### Brief:
Set down each line of the material that follows, exactly, with no pictures.

### Data section:
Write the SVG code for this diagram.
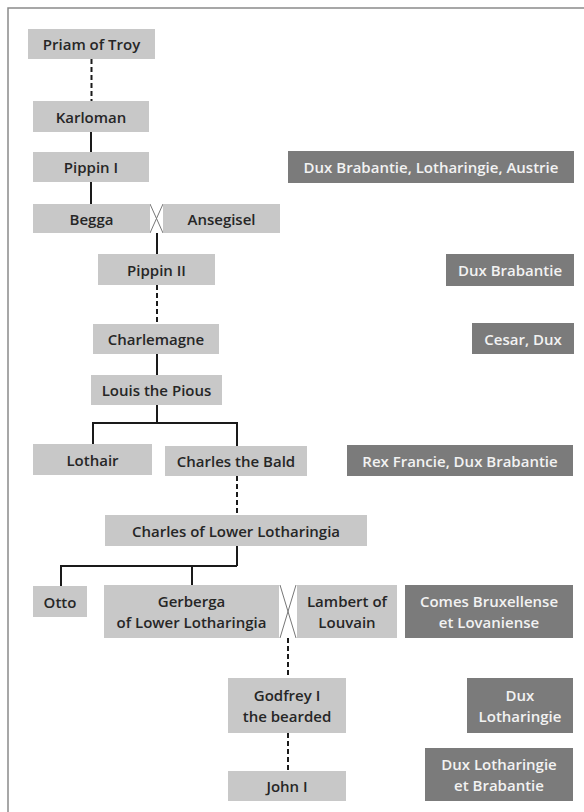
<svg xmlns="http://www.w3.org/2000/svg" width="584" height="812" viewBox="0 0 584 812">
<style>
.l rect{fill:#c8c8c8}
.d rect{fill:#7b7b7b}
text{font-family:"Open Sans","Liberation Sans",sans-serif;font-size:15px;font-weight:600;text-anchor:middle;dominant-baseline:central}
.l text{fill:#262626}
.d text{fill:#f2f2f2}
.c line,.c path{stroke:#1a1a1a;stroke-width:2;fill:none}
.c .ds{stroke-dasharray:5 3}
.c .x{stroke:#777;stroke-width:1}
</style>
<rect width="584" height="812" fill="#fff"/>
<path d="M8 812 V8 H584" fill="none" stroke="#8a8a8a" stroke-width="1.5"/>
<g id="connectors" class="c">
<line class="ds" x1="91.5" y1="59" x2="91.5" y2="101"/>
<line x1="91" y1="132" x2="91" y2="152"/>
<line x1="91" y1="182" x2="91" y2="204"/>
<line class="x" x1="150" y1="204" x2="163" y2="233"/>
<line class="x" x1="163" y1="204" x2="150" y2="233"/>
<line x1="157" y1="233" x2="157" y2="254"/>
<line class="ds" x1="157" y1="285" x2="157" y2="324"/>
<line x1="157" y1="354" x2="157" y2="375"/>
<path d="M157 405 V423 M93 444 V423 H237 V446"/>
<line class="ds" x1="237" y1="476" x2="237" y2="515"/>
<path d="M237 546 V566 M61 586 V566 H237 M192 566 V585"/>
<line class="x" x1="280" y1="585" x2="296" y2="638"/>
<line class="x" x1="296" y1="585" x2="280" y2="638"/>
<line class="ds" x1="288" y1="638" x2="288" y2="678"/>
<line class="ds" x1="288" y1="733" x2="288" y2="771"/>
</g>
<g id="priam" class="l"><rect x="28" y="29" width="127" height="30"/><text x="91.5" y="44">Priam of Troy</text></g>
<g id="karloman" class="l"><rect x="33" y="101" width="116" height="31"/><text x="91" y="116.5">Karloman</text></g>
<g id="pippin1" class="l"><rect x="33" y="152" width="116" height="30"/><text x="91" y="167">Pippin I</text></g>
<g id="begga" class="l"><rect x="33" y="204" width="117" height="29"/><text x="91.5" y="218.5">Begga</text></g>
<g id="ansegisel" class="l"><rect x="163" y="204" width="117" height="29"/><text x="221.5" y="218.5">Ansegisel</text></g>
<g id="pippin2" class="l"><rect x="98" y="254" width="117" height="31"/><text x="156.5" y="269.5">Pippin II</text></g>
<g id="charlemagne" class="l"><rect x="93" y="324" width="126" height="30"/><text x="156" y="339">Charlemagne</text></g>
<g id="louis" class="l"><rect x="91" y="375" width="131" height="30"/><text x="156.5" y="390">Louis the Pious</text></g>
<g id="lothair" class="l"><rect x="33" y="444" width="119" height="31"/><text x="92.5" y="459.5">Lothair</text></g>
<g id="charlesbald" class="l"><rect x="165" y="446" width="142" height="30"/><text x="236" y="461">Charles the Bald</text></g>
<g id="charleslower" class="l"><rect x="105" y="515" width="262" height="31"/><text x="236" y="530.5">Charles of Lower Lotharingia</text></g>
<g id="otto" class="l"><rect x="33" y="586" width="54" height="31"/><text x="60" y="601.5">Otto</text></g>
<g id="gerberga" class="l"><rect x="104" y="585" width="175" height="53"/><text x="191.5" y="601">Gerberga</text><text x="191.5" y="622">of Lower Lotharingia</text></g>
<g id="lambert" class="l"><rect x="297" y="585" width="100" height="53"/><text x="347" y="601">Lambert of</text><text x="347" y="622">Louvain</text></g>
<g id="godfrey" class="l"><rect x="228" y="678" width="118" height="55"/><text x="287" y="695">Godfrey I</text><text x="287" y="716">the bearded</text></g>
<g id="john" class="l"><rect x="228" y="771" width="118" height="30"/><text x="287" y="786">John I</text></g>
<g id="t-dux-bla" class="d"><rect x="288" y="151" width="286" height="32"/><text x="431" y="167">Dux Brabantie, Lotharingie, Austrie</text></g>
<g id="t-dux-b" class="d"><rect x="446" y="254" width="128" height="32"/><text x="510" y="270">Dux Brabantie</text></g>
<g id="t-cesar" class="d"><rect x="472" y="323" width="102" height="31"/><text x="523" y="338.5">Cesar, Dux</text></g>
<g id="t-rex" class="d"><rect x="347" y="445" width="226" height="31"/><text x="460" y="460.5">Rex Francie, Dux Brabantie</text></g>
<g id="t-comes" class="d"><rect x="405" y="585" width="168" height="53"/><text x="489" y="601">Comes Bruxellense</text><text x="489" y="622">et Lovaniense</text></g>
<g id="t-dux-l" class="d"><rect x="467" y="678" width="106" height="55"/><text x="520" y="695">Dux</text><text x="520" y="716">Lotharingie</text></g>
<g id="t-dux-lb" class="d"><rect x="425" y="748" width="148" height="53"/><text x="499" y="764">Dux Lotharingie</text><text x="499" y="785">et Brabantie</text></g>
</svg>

### Exercise result:
Write the SVG code for this diagram.
<svg xmlns="http://www.w3.org/2000/svg" width="584" height="812" viewBox="0 0 584 812">
<style>
.l rect{fill:#c8c8c8}
.d rect{fill:#7b7b7b}
text{font-family:"Open Sans","Liberation Sans",sans-serif;font-size:15px;font-weight:600;text-anchor:middle;dominant-baseline:central}
.l text{fill:#262626}
.d text{fill:#f2f2f2}
.c line,.c path{stroke:#1a1a1a;stroke-width:2;fill:none}
.c .ds{stroke-dasharray:5 3}
.c .x{stroke:#777;stroke-width:1}
</style>
<rect width="584" height="812" fill="#fff"/>
<path d="M8 812 V8 H584" fill="none" stroke="#8a8a8a" stroke-width="1.5"/>
<g id="connectors" class="c">
<line class="ds" x1="91.5" y1="59" x2="91.5" y2="101"/>
<line x1="91" y1="132" x2="91" y2="152"/>
<line x1="91" y1="182" x2="91" y2="204"/>
<line class="x" x1="150" y1="204" x2="163" y2="233"/>
<line class="x" x1="163" y1="204" x2="150" y2="233"/>
<line x1="157" y1="233" x2="157" y2="254"/>
<line class="ds" x1="157" y1="285" x2="157" y2="324"/>
<line x1="157" y1="354" x2="157" y2="375"/>
<path d="M157 405 V423 M93 444 V423 H237 V446"/>
<line class="ds" x1="237" y1="476" x2="237" y2="515"/>
<path d="M237 546 V566 M61 586 V566 H237 M192 566 V585"/>
<line class="x" x1="280" y1="585" x2="296" y2="638"/>
<line class="x" x1="296" y1="585" x2="280" y2="638"/>
<line class="ds" x1="288" y1="638" x2="288" y2="678"/>
<line class="ds" x1="288" y1="733" x2="288" y2="771"/>
</g>
<g id="priam" class="l"><rect x="28" y="29" width="127" height="30"/><text x="91.5" y="44">Priam of Troy</text></g>
<g id="karloman" class="l"><rect x="33" y="101" width="116" height="31"/><text x="91" y="116.5">Karloman</text></g>
<g id="pippin1" class="l"><rect x="33" y="152" width="116" height="30"/><text x="91" y="167">Pippin I</text></g>
<g id="begga" class="l"><rect x="33" y="204" width="117" height="29"/><text x="91.5" y="218.5">Begga</text></g>
<g id="ansegisel" class="l"><rect x="163" y="204" width="117" height="29"/><text x="221.5" y="218.5">Ansegisel</text></g>
<g id="pippin2" class="l"><rect x="98" y="254" width="117" height="31"/><text x="156.5" y="269.5">Pippin II</text></g>
<g id="charlemagne" class="l"><rect x="93" y="324" width="126" height="30"/><text x="156" y="339">Charlemagne</text></g>
<g id="louis" class="l"><rect x="91" y="375" width="131" height="30"/><text x="156.5" y="390">Louis the Pious</text></g>
<g id="lothair" class="l"><rect x="33" y="444" width="119" height="31"/><text x="92.5" y="459.5">Lothair</text></g>
<g id="charlesbald" class="l"><rect x="165" y="446" width="142" height="30"/><text x="236" y="461">Charles the Bald</text></g>
<g id="charleslower" class="l"><rect x="105" y="515" width="262" height="31"/><text x="236" y="530.5">Charles of Lower Lotharingia</text></g>
<g id="otto" class="l"><rect x="33" y="586" width="54" height="31"/><text x="60" y="601.5">Otto</text></g>
<g id="gerberga" class="l"><rect x="104" y="585" width="175" height="53"/><text x="191.5" y="601">Gerberga</text><text x="191.5" y="622">of Lower Lotharingia</text></g>
<g id="lambert" class="l"><rect x="297" y="585" width="100" height="53"/><text x="347" y="601">Lambert of</text><text x="347" y="622">Louvain</text></g>
<g id="godfrey" class="l"><rect x="228" y="678" width="118" height="55"/><text x="287" y="695">Godfrey I</text><text x="287" y="716">the bearded</text></g>
<g id="john" class="l"><rect x="228" y="771" width="118" height="30"/><text x="287" y="786">John I</text></g>
<g id="t-dux-bla" class="d"><rect x="288" y="151" width="286" height="32"/><text x="431" y="167">Dux Brabantie, Lotharingie, Austrie</text></g>
<g id="t-dux-b" class="d"><rect x="446" y="254" width="128" height="32"/><text x="510" y="270">Dux Brabantie</text></g>
<g id="t-cesar" class="d"><rect x="472" y="323" width="102" height="31"/><text x="523" y="338.5">Cesar, Dux</text></g>
<g id="t-rex" class="d"><rect x="347" y="445" width="226" height="31"/><text x="460" y="460.5">Rex Francie, Dux Brabantie</text></g>
<g id="t-comes" class="d"><rect x="405" y="585" width="168" height="53"/><text x="489" y="601">Comes Bruxellense</text><text x="489" y="622">et Lovaniense</text></g>
<g id="t-dux-l" class="d"><rect x="467" y="678" width="106" height="55"/><text x="520" y="695">Dux</text><text x="520" y="716">Lotharingie</text></g>
<g id="t-dux-lb" class="d"><rect x="425" y="748" width="148" height="53"/><text x="499" y="764">Dux Lotharingie</text><text x="499" y="785">et Brabantie</text></g>
</svg>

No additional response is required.